The Bush administration was aware of the Kaesong concerns, as is the Obama team. Nevertheless, both signed onto a trade agreement under which only 35 percent of the value from goods assembled in South Korea must actually come from South Korea to qualify for tariff-free trading. That would allow up to 65 percent of the value in any South Korean car, for instance, to come from North Korea.
And the existing OFAC rules will not help. The trade agreement requires U.S. laws and regulations to come in line with the terms of the deal, and it explicitly bars the use of licensing programs to regulate trade from South Korea. The U.S. had the opportunity to negotiate an exemption for OFAC licensing under both Bush and Obama, but neither secured such an exemption. If Congress approves the agreement as it is currently written, the U.S. will either have to drop its sanctions against North Korea or face hefty penalties from the World Bank and other international arbiters for violating the deal.
This is not an accident. The current South Korean ambassador to the U.S., Han Duck-soo, was Prime Minister of the nation when Bush first negotiated the trade deal in 2007. At the time, he boasted to managers and employees in Kaesong, “The planned ratification of the South Korea-U.S. free trade agreement will pave the way for the export of products built in Kaesong to the U.S. market.”
There’s even a specific provision of the deal that allows for a U.S.-South Korean commission to designate Kaesong and similar regions as officially “South Korean” for the purposes of U.S. trade. If Kaesong is eventually deemed “South Korean” by the commission, even goods 100 percent made and assembled in North Korea could be enjoying duty-free access to U.S. markets.

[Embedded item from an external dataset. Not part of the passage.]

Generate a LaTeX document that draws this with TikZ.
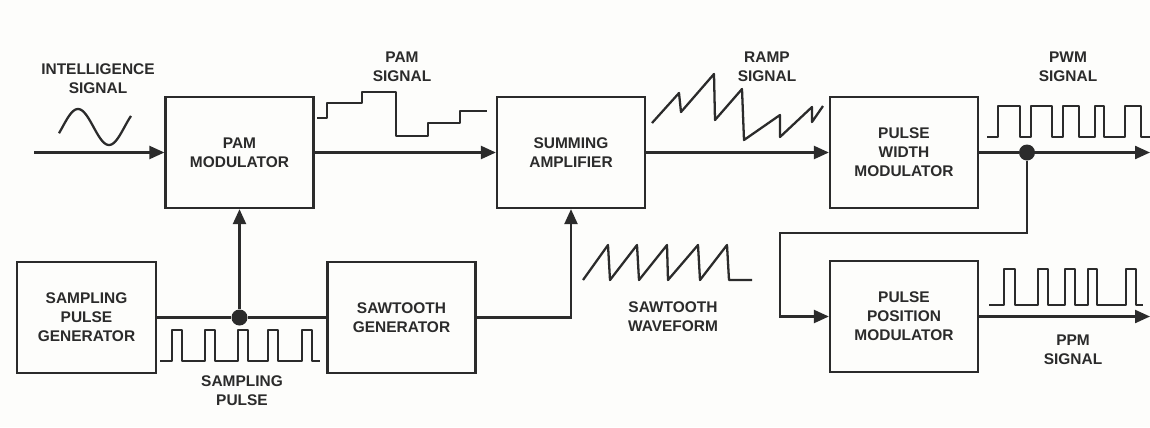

The AFL-CIO, which is lobbying hard against the Korea trade deal, is particularly concerned about the commission signing off on Kaesong products. Tariff-free access to labor costs as low as $60.78 a month could put pressure on companies — or give them the needed excuse — to cut American jobs or lower domestic labor standards.
“We’re concerned about what will happen in the future, whether those products will at some point be certified and able to be sold in the United States,” says AFL-CIO’s Lee.
Kaesong has quietly become a major sticking point for House Democrats trying to block the South Korea trade agreement, which could result in 159,000 lost U.S. jobs in the first few years, according to Robert Scott, an economist at the Economic Policy Institute, a liberal think tank. The Obama administration is pushing the Korea deal hard, alongside two other trade agreements with Panama — a notorious corporate tax haven — and Colombia, where union workers are routinely murdered with impunity. As negotiations over raising the federal debt ceiling stalled out in June and July, Obama repeatedly referred to the trade deals as easy, immediate ways to create jobs.
“Obama has made so many concessions to Wall Street and the Republicans where he’s able to turn to the base and say, ‘I had to do that.’ We were gonna default on the debt. In April the government was gonna shut down,” says Sherman. “This is a completely unforced slashing of what it is to be a Democrat. He didn’t have to do this.”
Unions and congressional Democrats have some conservative allies on the trade deals. In March, the Tea Party group Americans for Free and Fair Trade sent a letter to House freshmen, urging them to oppose the Korea deal, with Kaesong problems listed among several concerns.
“Even though the U.S. has imposed sanctions on North Korea, this deal allows billions of dollars of U.S currency to flow directly into North Korea through the Kaesong Industrial Complex,” read the letter, which was signed by representatives of 20 other Tea Party groups, ranging from national outfits to small local organizations.
Since the Nixon era, the executive branch has been able to negotiate trade agreements under a special process known as Fast Track. Congress must ratify such agreements, but it cannot amend them as it can ordinary legislation. As a result, a host of informal negotiations take place between legislative leaders and the president before a final trade bill is submitted to Congress. Those talks are still ongoing, with a vote on the Korea deal expected in mid-September.
This spring, Sherman and Foreign Affairs Committee Chairman Ileana Ros-Lehtinen (R-Fla.) introduced a bill designed to strip the North Korean subsidies from the trade deal. The bill would put the Obama administration’s current economic sanctions against North Korea into law before passing the Korea trade pact. If South Korea challenged the U.S. for violating the trade deal by refusing North Korean goods, the Sherman-Ros-Lehtinen bill would require congressional approval for any changes to the North Korean embargo.
It’s not a perfect solution. Even if the bill would help preserve the sanctions, the United States would still be subject to penalties from the World Bank and international trade authorities for violating the trade deal.
And organized labor and the Tea Party face a united lobbying front of nearly every corporate interest in the United States. The U.S. Chamber of Commerce is handling most of the push, but many of the most aggressive Chamber members have formed the U.S.-Korea Business Council, whose membership includes titans from every conceivable American industry, including drugmakers, defense contractors, corporate law firms, mega-banks, oil giants and more.
The Ros-Lehtinen-Sherman bill was scheduled for a markup in April, but Sherman told HuffPost that when the Ways and Means Committee, which is responsible for handling trade agreements, caught wind of the bill, they pressured Ros-Lehtinen to pull the legislation. Both Ways and Means Chairman Dave Camp (R-Mich.) and top Democrat Rep. Sander Levin (D-Mich.) are supporters of the Korean trade agreement.
A spokesman for Camp insisted that the Korean trade agreement “provides no benefits to North Korea,” but he did not deny that Camp urged the Foreign Affairs Committee to drop their bill, and declined to comment on whether Camp would support putting existing sanctions against North Korea into law. The Levin’s office declined to comment, as did Ros-Lehtinen’s office.